What is asked >>
Return the listing below unchanged, minus its pictures.

Stored data >>
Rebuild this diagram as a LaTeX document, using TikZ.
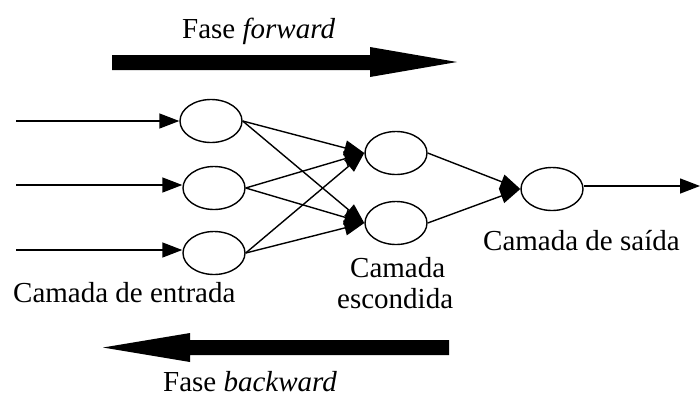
\documentclass[tikz,border=0pt]{standalone}
\usepackage{fontspec}
\setmainfont{Liberation Serif}
\usetikzlibrary{shapes.geometric,arrows.meta}
\begin{document}
\begin{tikzpicture}[x=1pt,y=-1pt,
  neuron/.style={ellipse,draw,line width=1.4pt,minimum width=62pt,minimum height=43pt,inner sep=0pt},
  conn/.style={line width=1.4pt,-{Triangle[length=20pt,width=15pt]}},
  lbl/.style={inner sep=0pt,anchor=base west,font=\fontsize{29}{34}\selectfont},
  bigarrow/.style={fill=black,draw=none}]
\useasboundingbox (0,0) rectangle (700,397);
% phase arrows
\fill[bigarrow] (112,55) -- (370,55) -- (370,47) -- (457,62) -- (370,77) -- (370,70) -- (112,70) -- cycle;
\fill[bigarrow] (449,340) -- (190,340) -- (190,333) -- (103,347.5) -- (190,362) -- (190,355) -- (449,355) -- cycle;
% neurons
\node[neuron] (i1) at (211,121) {};
\node[neuron] (i2) at (214,188) {};
\node[neuron] (i3) at (214,253) {};
\node[neuron] (h1) at (396,153) {};
\node[neuron] (h2) at (396,223) {};
\node[neuron] (o) at (552,189) {};
\coordinate (in1) at (16,121);
\coordinate (in2) at (16,185);
\coordinate (in3) at (16,250);
\coordinate (out) at (700,186);
% connectors
\draw[conn] (in1) -- (i1.west);
\draw[conn] (in2) -- (i2.west |- in2);
\draw[conn] (in3) -- (i3.west |- in3);
\foreach \a in {i1,i2,i3}{
  \draw[conn] (\a.east) -- (h1.west);
  \draw[conn] (\a.east) -- (h2.west);
}
\draw[conn] (h1.east) -- (o.west);
\draw[conn] (h2.east) -- (o.west);
\draw[conn] (o.east |- out) -- (out);
% labels
\node[lbl] (tf) at (182,38) {Fase \textit{forward}};
\node[lbl] (tb) at (163,391) {Fase \textit{backward}};
\node[lbl] (le) at (13,302) {Camada de entrada};
\node[lbl] (ls) at (483,250) {Camada de saída};
\node[lbl] (lh1) at (350,277) {Camada};
\begin{scope}
\clip (300,250) rectangle (480,308);
\node[lbl] (lh2) at (337,308) {escondida};
\end{scope}
\end{tikzpicture}
\end{document}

The solution >>
Rebuild this diagram as a LaTeX document, using TikZ.
\documentclass[tikz,border=0pt]{standalone}
\usepackage{fontspec}
\setmainfont{Liberation Serif}
\usetikzlibrary{shapes.geometric,arrows.meta}
\begin{document}
\begin{tikzpicture}[x=1pt,y=-1pt,
  neuron/.style={ellipse,draw,line width=1.4pt,minimum width=62pt,minimum height=43pt,inner sep=0pt},
  conn/.style={line width=1.4pt,-{Triangle[length=20pt,width=15pt]}},
  lbl/.style={inner sep=0pt,anchor=base west,font=\fontsize{29}{34}\selectfont},
  bigarrow/.style={fill=black,draw=none}]
\useasboundingbox (0,0) rectangle (700,397);
% phase arrows
\fill[bigarrow] (112,55) -- (370,55) -- (370,47) -- (457,62) -- (370,77) -- (370,70) -- (112,70) -- cycle;
\fill[bigarrow] (449,340) -- (190,340) -- (190,333) -- (103,347.5) -- (190,362) -- (190,355) -- (449,355) -- cycle;
% neurons
\node[neuron] (i1) at (211,121) {};
\node[neuron] (i2) at (214,188) {};
\node[neuron] (i3) at (214,253) {};
\node[neuron] (h1) at (396,153) {};
\node[neuron] (h2) at (396,223) {};
\node[neuron] (o) at (552,189) {};
\coordinate (in1) at (16,121);
\coordinate (in2) at (16,185);
\coordinate (in3) at (16,250);
\coordinate (out) at (700,186);
% connectors
\draw[conn] (in1) -- (i1.west);
\draw[conn] (in2) -- (i2.west |- in2);
\draw[conn] (in3) -- (i3.west |- in3);
\foreach \a in {i1,i2,i3}{
  \draw[conn] (\a.east) -- (h1.west);
  \draw[conn] (\a.east) -- (h2.west);
}
\draw[conn] (h1.east) -- (o.west);
\draw[conn] (h2.east) -- (o.west);
\draw[conn] (o.east |- out) -- (out);
% labels
\node[lbl] (tf) at (182,38) {Fase \textit{forward}};
\node[lbl] (tb) at (163,391) {Fase \textit{backward}};
\node[lbl] (le) at (13,302) {Camada de entrada};
\node[lbl] (ls) at (483,250) {Camada de saída};
\node[lbl] (lh1) at (350,277) {Camada};
\begin{scope}
\clip (300,250) rectangle (480,308);
\node[lbl] (lh2) at (337,308) {escondida};
\end{scope}
\end{tikzpicture}
\end{document}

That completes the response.